The declaratory judgment action involved the Brozes’ interests as much as any other party who participated in that proceeding. Thus, appellants were clearly proper parties to the declaratory judgment between American States and the Winlands and in order to be bound by its decision, they should have been joined in that action. R.C. 2721.12 mandates that “[w]hen declaratory relief is sought, all persons shall be made parties who have or claim any interest which would be affected by the declaration. No declaration shall prejudice the rights of persons not parties to the proceeding.” (Emphasis added.)

Thus, according to the terms of the statute, in order to bind the injured tort claimant to the declaratory judgment, American States had to join the Brozes in that proceeding. Because it failed to join the Brozes in its declaratory judgment action, American States cannot now claim that appellants are forever barred from litigating the issue of insurance coverage. This holding is in accord with decisions reached in other jurisdictions. See, e.g., S. Farm Bur. Cas. Ins. Co. v. Robinson (1963), 236 Ark. 268, 365 S.W.2d 454; Shapiro v. Republic Indemn. Co. of Am. (1959), 52 Cal.2d 437, 341 P.2d 289; Pharr v. Canal Ins. Co. (1958), 233 S.C. 266, 104 S.E.2d 394. In this regard, R.C. 2721.14 instructs that R.C. 2721.12 “shall be so interpreted and construed as to effectuate [its] general purpose to make the law of this state uniform with the law of those states which enact similar sections.”

II

After hearing the plaintiffs’ evidence, the trial court directed a verdict in favor of the defense, ruling as a matter of law that Melissa had been without a reasonable belief that she was entitled to use the car. The Brozes contend that this was a factual determination to be made by the jury. We agree.

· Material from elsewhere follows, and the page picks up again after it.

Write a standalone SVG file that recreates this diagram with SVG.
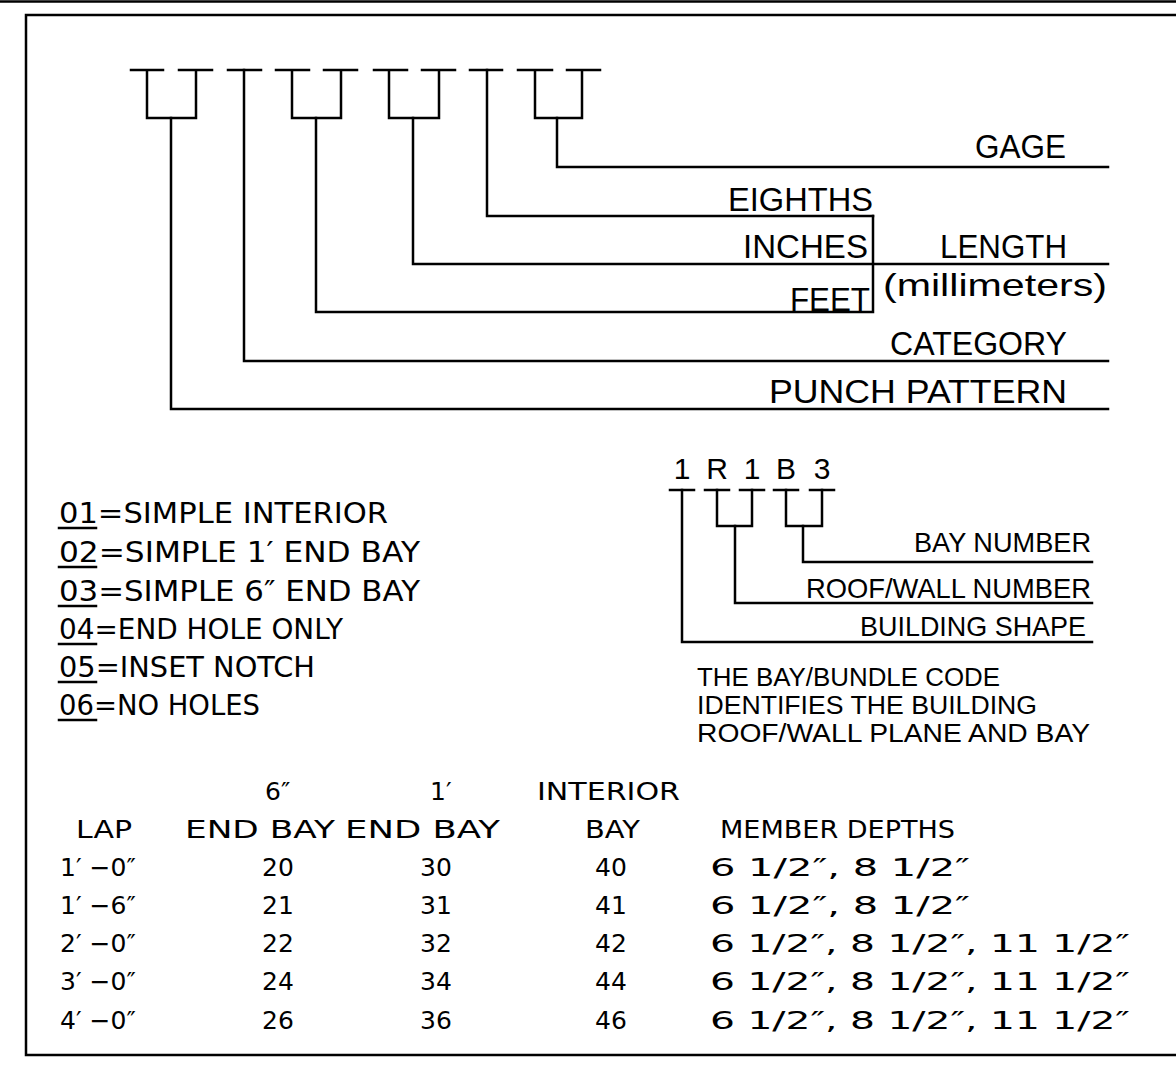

The Brozes admit that Melissa heard her friend’s brother say that Melissa was not to drive the car. However, this fact does not by itself lead to the inescapable *526conclusion that Melissa did not reasonably believe that she was entitled to use the vehicle. Moreover, it is also undisputed that Tisa, the authorized user, gave Melissa permission to drive. We approve appellate case law which holds that permission from an authorized user creates a question of fact as to whether the driver had a reasonable belief that she was entitled to use the car. Collins v. Fessler (Dec. 5, 1983), Miami App. No. 83-CA-20, unreported, 1983 WL 2569, and State Farm Mut. Auto. Ins. v. Progressive Cas. Ins. Co. (July 26, 1988), Montgomery App. No. CA 10748, unreported, 1988 WL 79316. Indeed, if Melissa’s testimony is believed, the authorized user refused to drive, claiming she was too intoxicated.

In further support of its position, American States argues that Melissa was unable to have a reasonable belief that she was entitled to operate the car because she did not have a driver’s license. It is true that Melissa was not licensed to drive; however, neither was Tisa, and her brother entrusted the vehicle to her. In Blount v. Kennard (1992), 82 Ohio App.3d 613, 612 N.E.2d 1268, the appellate court rejected a similar challenge, and stated that the test under the insurance policy was not whether the plaintiff believed he was licensed to drive but whether he reasonably believed he was authorized to drive the car.

In ruling on a motion for a directed verdict, the court must construe the evidence most strongly in favor of the party against whom the motion is made and must give that party the benefit of all reasonable inferences that may be drawn from the evidence. Civ.R. 50(A)(4). This the court did not do. Whether Melissa had a reasonable belief that she was entitled to use the car is a jury issue.

Accordingly, for the foregoing reasons, we reverse the judgment of the court of appeals and remand the cause to the trial court for further proceedings.

Judgment reversed and cause remanded.

A.W. Sweeney, Douglas, Resnick and Pfeifer, JJ., concur. Moyer, C.J., and Wright, J., dissent.